Brokenwood Tawny Port

Tasting Notes

Excellent pale tawny colour of orange/yellow brown. A lifted nutty, vanillin aroma carried on obvious alcohol. There is rancio and as a tasting term is a bit hard to pin down. With exposure to air and being in small barrels, a certain degree of maderisation occurs. Not unlike caramelized honey. The palate is rich and luscious, partly from the retained sugar and partly from the concentration of flavours from the evaporation. The alcohol and acid gives a clean lingering finish.

Winemakers Comments

One of the joys of winemaking is the occasional foray into wine styles that are unfortunately more and more overlooked. Once upon a time every Australian winemaker had to be well versed on fortified wines. Iain Riggs well remembers that his first duties at Bleasdale in the early 1970s was making base wines for, what was then termed, tawny, ruby and vintage port, along with fortified Verdelho and Palomino for Maderia styles. Even at Hazelmere Estate, in the early 80s, Grenache was fortified for release in the distant future as tawny style port.

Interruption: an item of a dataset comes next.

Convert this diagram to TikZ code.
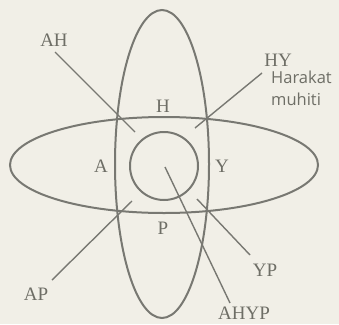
\documentclass[tikz,border=0pt]{standalone}
\usepackage{fontspec}
\setmainfont{Liberation Serif}
\newfontfamily\notefont{Open Sans}
\usepackage{tikz}
\usetikzlibrary{positioning}
\definecolor{paper}{RGB}{241,239,231}
\definecolor{ink}{RGB}{120,120,114}
\definecolor{inktext}{RGB}{110,110,102}
\tikzset{
  loop/.style={draw=ink, line width=2pt},
  ptr/.style={draw=ink, line width=1.4pt},
  lbl/.style={font=\fontsize{19}{21}\selectfont, text=inktext, inner sep=0pt},
  note/.style={font=\notefont\fontsize{16.5}{21.5}\selectfont, text=inktext,
               inner sep=0pt, align=left},
}
\begin{document}
\begin{tikzpicture}[x=1pt, y=-1pt]
  \fill[paper] (0,0) rectangle (339,324);
  \useasboundingbox (0,0) rectangle (339,324);
  % the three loops
  \draw[loop] (162,164) ellipse [x radius=47, y radius=154];
  \draw[loop] (164,165) ellipse [x radius=154, y radius=48];
  \draw[loop] (164,166) circle [radius=34];
  % region letters
  \node[lbl] (h) at (163,106) {H};
  \node[lbl] (a) at (101,166) {A};
  \node[lbl] (y) at (222,166) {Y};
  \node[lbl] (p) at (163,228) {P};
  % outer labels
  \node[lbl] (ah) at (54,40) {AH};
  \node[lbl] (hy) at (278,60) {HY};
  \node[note, anchor=north west] (env) at (271,71) {Harakat\\muhiti};
  \node[lbl] (ap) at (36,294) {AP};
  \node[lbl] (yp) at (265,270) {YP};
  \node[lbl] (ahyp) at (244,313) {AHYP};
  % pointer ends
  \coordinate (ahA) at (55,52);   \coordinate (ahB) at (135,132);
  \coordinate (hyA) at (262,73);  \coordinate (hyB) at (195,128);
  \coordinate (apA) at (52,280);  \coordinate (apB) at (132,201);
  \coordinate (ypA) at (250,255); \coordinate (ypB) at (197,199);
  \coordinate (allA) at (230,303); \coordinate (allB) at (165,167);
  \draw[ptr] (ahA) -- (ahB);
  \draw[ptr] (hyA) -- (hyB);
  \draw[ptr] (apA) -- (apB);
  \draw[ptr] (ypA) -- (ypB);
  \draw[ptr] (allA) -- (allB);
\end{tikzpicture}
\end{document}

Fortification is the adding of spirit, usually 96% SVR or 60 to 80% brandy spirit to stop the fermentation with the resultant wine retaining a desired sugar level. What used to be known as vintage port goes straight to bottle. All other styles are barrel aged. This process changes the colour to a real ‘tawny’ and through exposure to air takes on a rancio character and often a concentration of sugar and acid.

Brokenwood’s first barrel of fortified wine, a Semillon was in 1986. Since then various wines have been made, with the major leap occurring in 2003 when a large parcel of Verdelho was left at Cowra to fully ripen before being trucked to Brokenwood for crushing and fortifying. Now after many years of accumulating odd barrels our first Tawny blend has been bottled.

Vinification

Clean fully ripe grapes are essential. A range of residual sugar allows blending options down the track. Unlike table wine the barrels are often stored in a reasonably warm place to allow evaporation and the development of the desired rancio character.

Food

Perfect with cheese or chocolate petit fours. Or even just a coffee.

Drink

Drinking well now but will improve with further bottle age.